Given exercise> Quote the lines that run from the line containing "Write a web" down to the line containing "const overlayTickPos = [78, 193, 310];". Include both of those lines, reproduce each exactly, and omit everything else.

Material to process>
start
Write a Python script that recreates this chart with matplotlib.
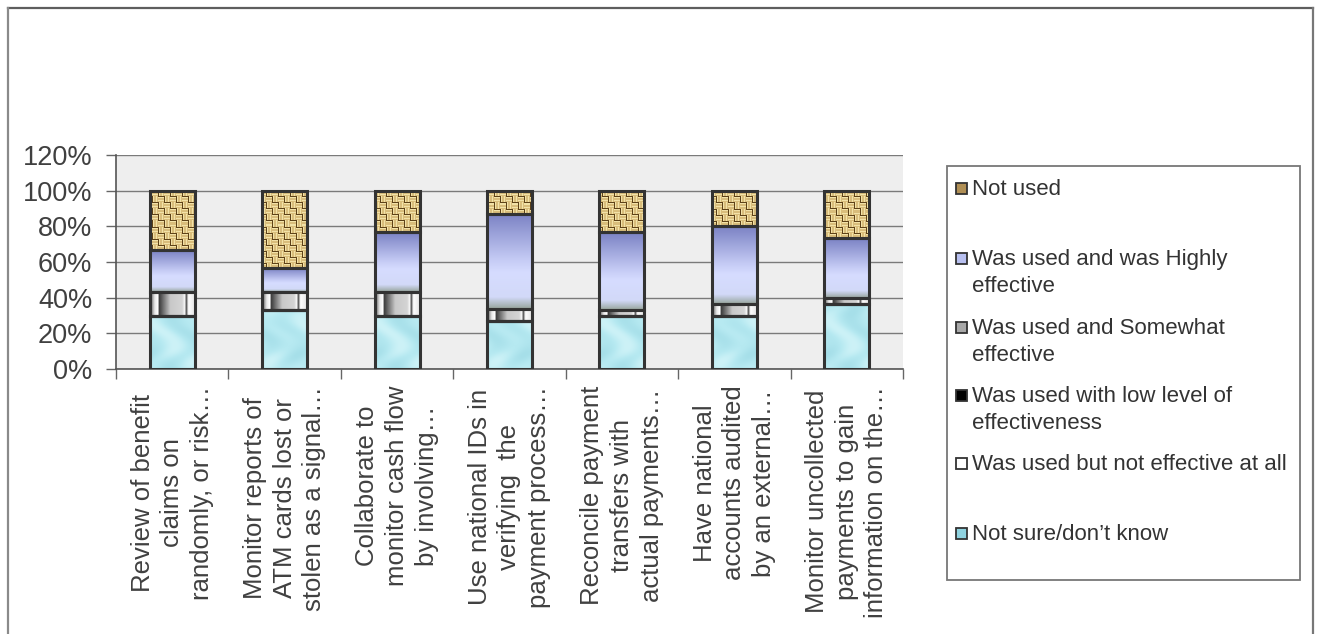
end
start
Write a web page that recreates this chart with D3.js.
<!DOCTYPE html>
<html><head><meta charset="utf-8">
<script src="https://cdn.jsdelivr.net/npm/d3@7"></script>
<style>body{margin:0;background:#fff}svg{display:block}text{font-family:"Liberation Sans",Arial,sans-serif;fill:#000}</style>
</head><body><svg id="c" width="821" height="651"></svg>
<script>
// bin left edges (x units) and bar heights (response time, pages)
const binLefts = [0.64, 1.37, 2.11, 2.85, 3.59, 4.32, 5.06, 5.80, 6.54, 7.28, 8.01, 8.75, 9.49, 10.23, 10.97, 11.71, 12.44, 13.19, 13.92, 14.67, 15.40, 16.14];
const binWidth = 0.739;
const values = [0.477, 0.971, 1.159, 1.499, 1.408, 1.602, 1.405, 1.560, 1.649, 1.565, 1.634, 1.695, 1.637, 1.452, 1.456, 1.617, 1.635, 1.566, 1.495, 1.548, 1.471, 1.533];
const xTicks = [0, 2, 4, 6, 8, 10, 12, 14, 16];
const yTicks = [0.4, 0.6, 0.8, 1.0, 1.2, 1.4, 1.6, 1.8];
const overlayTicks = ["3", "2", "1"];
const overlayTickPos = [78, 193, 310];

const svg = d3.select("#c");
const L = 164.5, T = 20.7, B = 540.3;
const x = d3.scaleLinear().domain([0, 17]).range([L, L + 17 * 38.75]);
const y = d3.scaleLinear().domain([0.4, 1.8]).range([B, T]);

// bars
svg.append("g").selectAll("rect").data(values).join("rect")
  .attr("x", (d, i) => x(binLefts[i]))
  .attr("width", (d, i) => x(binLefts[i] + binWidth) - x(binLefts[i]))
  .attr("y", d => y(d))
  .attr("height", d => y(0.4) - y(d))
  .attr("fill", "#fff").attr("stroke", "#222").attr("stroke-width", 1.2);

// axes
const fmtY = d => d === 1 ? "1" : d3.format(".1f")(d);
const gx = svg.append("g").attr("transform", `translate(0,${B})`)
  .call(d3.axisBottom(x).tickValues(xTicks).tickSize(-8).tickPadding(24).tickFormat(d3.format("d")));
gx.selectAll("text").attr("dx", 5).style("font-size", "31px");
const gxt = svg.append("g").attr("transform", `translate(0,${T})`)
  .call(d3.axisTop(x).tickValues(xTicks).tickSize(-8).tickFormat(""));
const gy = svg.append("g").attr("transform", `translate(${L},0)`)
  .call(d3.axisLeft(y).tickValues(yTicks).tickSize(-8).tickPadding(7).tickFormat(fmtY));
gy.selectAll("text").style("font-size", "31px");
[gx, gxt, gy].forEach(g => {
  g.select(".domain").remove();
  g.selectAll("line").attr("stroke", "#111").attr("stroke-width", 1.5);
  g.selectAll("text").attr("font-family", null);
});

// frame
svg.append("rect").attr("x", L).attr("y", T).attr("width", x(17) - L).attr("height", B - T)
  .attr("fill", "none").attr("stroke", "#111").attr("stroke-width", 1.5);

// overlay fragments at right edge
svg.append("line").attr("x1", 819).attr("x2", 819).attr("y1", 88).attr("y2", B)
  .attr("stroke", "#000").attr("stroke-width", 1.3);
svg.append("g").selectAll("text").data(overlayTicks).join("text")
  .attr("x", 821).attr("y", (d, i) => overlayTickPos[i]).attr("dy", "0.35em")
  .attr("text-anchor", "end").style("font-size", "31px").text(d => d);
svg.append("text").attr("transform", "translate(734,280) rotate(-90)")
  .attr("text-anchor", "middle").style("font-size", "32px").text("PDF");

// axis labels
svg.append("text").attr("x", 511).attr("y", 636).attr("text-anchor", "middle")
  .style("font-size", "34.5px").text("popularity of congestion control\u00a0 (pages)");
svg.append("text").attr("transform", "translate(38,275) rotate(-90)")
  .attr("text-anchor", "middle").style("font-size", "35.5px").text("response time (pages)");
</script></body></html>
end
start
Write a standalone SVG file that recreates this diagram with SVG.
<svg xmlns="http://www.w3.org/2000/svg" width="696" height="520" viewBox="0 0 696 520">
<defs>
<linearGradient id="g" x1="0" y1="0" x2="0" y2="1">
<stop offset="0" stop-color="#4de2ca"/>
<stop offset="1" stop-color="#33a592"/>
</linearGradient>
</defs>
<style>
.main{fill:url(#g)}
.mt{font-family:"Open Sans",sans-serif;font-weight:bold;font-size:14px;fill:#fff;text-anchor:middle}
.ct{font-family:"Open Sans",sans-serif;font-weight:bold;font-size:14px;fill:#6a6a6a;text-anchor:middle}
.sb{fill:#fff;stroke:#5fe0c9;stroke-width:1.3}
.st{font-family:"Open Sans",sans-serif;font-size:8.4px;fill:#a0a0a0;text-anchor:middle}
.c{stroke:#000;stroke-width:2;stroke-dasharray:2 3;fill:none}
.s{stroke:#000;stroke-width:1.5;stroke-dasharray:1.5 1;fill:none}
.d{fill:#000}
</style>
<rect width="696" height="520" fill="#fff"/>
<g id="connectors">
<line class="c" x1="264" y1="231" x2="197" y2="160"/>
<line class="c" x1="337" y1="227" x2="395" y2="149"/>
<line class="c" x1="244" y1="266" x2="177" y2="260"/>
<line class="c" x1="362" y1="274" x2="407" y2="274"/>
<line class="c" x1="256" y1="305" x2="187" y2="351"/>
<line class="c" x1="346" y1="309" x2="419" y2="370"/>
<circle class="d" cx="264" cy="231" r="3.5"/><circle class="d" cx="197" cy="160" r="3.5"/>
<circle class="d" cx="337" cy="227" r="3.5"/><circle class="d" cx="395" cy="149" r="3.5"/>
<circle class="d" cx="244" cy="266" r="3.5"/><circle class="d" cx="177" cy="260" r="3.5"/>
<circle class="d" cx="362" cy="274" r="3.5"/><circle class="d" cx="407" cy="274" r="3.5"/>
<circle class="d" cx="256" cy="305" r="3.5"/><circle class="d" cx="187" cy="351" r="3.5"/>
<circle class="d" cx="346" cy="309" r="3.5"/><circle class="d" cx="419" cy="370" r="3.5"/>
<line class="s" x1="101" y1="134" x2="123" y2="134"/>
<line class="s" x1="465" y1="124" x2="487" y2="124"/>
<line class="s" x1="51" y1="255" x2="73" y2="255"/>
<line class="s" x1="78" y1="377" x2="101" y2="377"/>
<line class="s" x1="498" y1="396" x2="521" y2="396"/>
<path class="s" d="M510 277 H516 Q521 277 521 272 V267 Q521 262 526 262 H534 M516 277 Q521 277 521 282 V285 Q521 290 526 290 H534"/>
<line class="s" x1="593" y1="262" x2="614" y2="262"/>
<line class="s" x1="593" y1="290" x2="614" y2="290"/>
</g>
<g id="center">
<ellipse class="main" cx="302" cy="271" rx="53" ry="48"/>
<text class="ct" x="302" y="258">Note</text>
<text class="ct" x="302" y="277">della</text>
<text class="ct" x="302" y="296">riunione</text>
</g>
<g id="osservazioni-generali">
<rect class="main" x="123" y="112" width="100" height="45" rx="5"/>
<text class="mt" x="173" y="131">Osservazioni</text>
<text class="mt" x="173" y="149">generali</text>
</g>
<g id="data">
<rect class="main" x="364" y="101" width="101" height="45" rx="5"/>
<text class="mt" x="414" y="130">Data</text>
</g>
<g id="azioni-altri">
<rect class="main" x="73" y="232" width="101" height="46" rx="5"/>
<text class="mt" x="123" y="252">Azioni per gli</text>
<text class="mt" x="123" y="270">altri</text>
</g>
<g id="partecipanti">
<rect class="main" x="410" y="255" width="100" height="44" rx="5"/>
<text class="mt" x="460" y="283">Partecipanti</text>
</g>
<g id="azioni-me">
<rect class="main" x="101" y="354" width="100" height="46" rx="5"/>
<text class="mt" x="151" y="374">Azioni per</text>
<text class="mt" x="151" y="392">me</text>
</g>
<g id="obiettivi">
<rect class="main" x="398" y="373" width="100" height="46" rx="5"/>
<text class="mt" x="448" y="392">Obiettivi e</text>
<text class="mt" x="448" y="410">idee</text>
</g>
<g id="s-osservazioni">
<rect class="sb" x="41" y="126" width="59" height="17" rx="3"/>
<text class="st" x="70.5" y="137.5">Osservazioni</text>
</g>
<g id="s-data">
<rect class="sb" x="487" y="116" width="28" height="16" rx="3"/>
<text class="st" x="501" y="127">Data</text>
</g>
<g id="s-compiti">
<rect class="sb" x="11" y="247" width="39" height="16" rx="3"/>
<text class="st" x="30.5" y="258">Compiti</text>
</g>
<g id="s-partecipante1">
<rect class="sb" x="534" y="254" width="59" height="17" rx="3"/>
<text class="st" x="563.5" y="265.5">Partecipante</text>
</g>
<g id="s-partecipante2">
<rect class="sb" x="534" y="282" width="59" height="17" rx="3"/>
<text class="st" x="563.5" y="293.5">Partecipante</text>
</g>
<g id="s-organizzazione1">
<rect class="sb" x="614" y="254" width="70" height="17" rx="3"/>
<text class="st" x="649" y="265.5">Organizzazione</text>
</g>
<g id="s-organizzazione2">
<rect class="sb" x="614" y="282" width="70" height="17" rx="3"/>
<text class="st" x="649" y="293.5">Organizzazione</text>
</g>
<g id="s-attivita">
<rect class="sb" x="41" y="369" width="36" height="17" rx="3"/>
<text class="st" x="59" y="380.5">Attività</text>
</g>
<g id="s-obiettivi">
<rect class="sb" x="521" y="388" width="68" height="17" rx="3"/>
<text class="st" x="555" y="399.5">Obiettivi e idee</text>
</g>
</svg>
end
Correct answer>
Write a web page that recreates this chart with D3.js.
<!DOCTYPE html>
<html><head><meta charset="utf-8">
<script src="https://cdn.jsdelivr.net/npm/d3@7"></script>
<style>body{margin:0;background:#fff}svg{display:block}text{font-family:"Liberation Sans",Arial,sans-serif;fill:#000}</style>
</head><body><svg id="c" width="821" height="651"></svg>
<script>
// bin left edges (x units) and bar heights (response time, pages)
const binLefts = [0.64, 1.37, 2.11, 2.85, 3.59, 4.32, 5.06, 5.80, 6.54, 7.28, 8.01, 8.75, 9.49, 10.23, 10.97, 11.71, 12.44, 13.19, 13.92, 14.67, 15.40, 16.14];
const binWidth = 0.739;
const values = [0.477, 0.971, 1.159, 1.499, 1.408, 1.602, 1.405, 1.560, 1.649, 1.565, 1.634, 1.695, 1.637, 1.452, 1.456, 1.617, 1.635, 1.566, 1.495, 1.548, 1.471, 1.533];
const xTicks = [0, 2, 4, 6, 8, 10, 12, 14, 16];
const yTicks = [0.4, 0.6, 0.8, 1.0, 1.2, 1.4, 1.6, 1.8];
const overlayTicks = ["3", "2", "1"];
const overlayTickPos = [78, 193, 310];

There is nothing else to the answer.